**RECORDED INFORMATION:**
## BEGIN

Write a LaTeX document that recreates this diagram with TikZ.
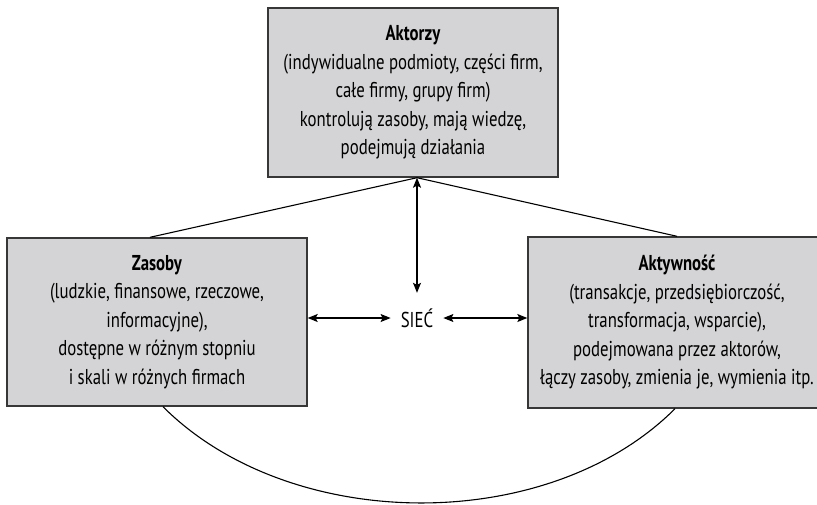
\documentclass[tikz,border=0pt]{standalone}
\usepackage{fontspec}
\setmainfont{PT Sans}[FakeStretch=0.78]
\usetikzlibrary{arrows.meta,calc}
\definecolor{boxfill}{RGB}{212,212,214}
\definecolor{boxline}{RGB}{55,55,55}
\begin{document}
\begin{tikzpicture}[x=1pt,y=-1pt,
  infobox/.style={draw=boxline,line width=1.4pt,fill=boxfill,align=center,
    inner sep=0pt,font=\fontsize{21.5}{28.5}\selectfont},
  link/.style={draw=black,line width=1.1pt},
  twoway/.style={link,{Stealth[length=10pt,width=8pt,inset=2pt]}-{Stealth[length=10pt,width=8pt,inset=2pt]}}]
\clip (0,0) rectangle (817,504);
\useasboundingbox (0,0) rectangle (817,504);

% the three boxes
\node[infobox,minimum width=290pt,minimum height=169pt] (top) at (413,92.5)
  {\textbf{Aktorzy}\\(indywidualne podmioty, części firm,\\całe firmy, grupy firm)\\kontrolują zasoby, mają wiedzę,\\podejmują działania};
\node[infobox,minimum width=300pt,minimum height=168pt] (left) at (157,322)
  {\textbf{Zasoby}\\(ludzkie, finansowe, rzeczowe,\\informacyjne),\\dostępne w różnym stopniu\\i skali w różnych firmach};
\node[infobox,minimum width=298pt,minimum height=171pt] (right) at (677,322.5)
  {\textbf{Aktywność}\\(transakcje, przedsiębiorczość,\\transformacja, wsparcie),\\podejmowana przez aktorów,\\łączy zasoby, zmienia je, wymienia itp.};

\node[font=\fontsize{21.5}{24}\selectfont,inner xsep=10pt,minimum height=50pt] (siec) at (417,318) {SIEĆ};

% lines from the actors down to both boxes
\draw[link] ([xshift=4pt]top.south) -- ([xshift=-7pt]left.north);
\draw[link] ([xshift=4pt]top.south) -- (right.north);

% arrows into the network
\draw[twoway] ([xshift=4pt]top.south) -- ([xshift=4pt]top.south |- siec.north);
\draw[twoway] (left.east |- siec) -- (siec.west);
\draw[twoway] (siec.east) -- (right.west |- siec);

% arc joining resources and activity
\draw[link] ([xshift=6pt]left.south) .. controls ($([xshift=6pt]left.south)+(127,127)$) and ($([xshift=-2pt]right.south)+(-127,127)$) .. ([xshift=-2pt]right.south);
\end{tikzpicture}
\end{document}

## END

**INSTRUCTION:**
Without including any pictures, print all of the material exactly as given.

**SOLUTION TO THIS PROBLEM:**
Write a LaTeX document that recreates this diagram with TikZ.
\documentclass[tikz,border=0pt]{standalone}
\usepackage{fontspec}
\setmainfont{PT Sans}[FakeStretch=0.78]
\usetikzlibrary{arrows.meta,calc}
\definecolor{boxfill}{RGB}{212,212,214}
\definecolor{boxline}{RGB}{55,55,55}
\begin{document}
\begin{tikzpicture}[x=1pt,y=-1pt,
  infobox/.style={draw=boxline,line width=1.4pt,fill=boxfill,align=center,
    inner sep=0pt,font=\fontsize{21.5}{28.5}\selectfont},
  link/.style={draw=black,line width=1.1pt},
  twoway/.style={link,{Stealth[length=10pt,width=8pt,inset=2pt]}-{Stealth[length=10pt,width=8pt,inset=2pt]}}]
\clip (0,0) rectangle (817,504);
\useasboundingbox (0,0) rectangle (817,504);

% the three boxes
\node[infobox,minimum width=290pt,minimum height=169pt] (top) at (413,92.5)
  {\textbf{Aktorzy}\\(indywidualne podmioty, części firm,\\całe firmy, grupy firm)\\kontrolują zasoby, mają wiedzę,\\podejmują działania};
\node[infobox,minimum width=300pt,minimum height=168pt] (left) at (157,322)
  {\textbf{Zasoby}\\(ludzkie, finansowe, rzeczowe,\\informacyjne),\\dostępne w różnym stopniu\\i skali w różnych firmach};
\node[infobox,minimum width=298pt,minimum height=171pt] (right) at (677,322.5)
  {\textbf{Aktywność}\\(transakcje, przedsiębiorczość,\\transformacja, wsparcie),\\podejmowana przez aktorów,\\łączy zasoby, zmienia je, wymienia itp.};

\node[font=\fontsize{21.5}{24}\selectfont,inner xsep=10pt,minimum height=50pt] (siec) at (417,318) {SIEĆ};

% lines from the actors down to both boxes
\draw[link] ([xshift=4pt]top.south) -- ([xshift=-7pt]left.north);
\draw[link] ([xshift=4pt]top.south) -- (right.north);

% arrows into the network
\draw[twoway] ([xshift=4pt]top.south) -- ([xshift=4pt]top.south |- siec.north);
\draw[twoway] (left.east |- siec) -- (siec.west);
\draw[twoway] (siec.east) -- (right.west |- siec);

% arc joining resources and activity
\draw[link] ([xshift=6pt]left.south) .. controls ($([xshift=6pt]left.south)+(127,127)$) and ($([xshift=-2pt]right.south)+(-127,127)$) .. ([xshift=-2pt]right.south);
\end{tikzpicture}
\end{document}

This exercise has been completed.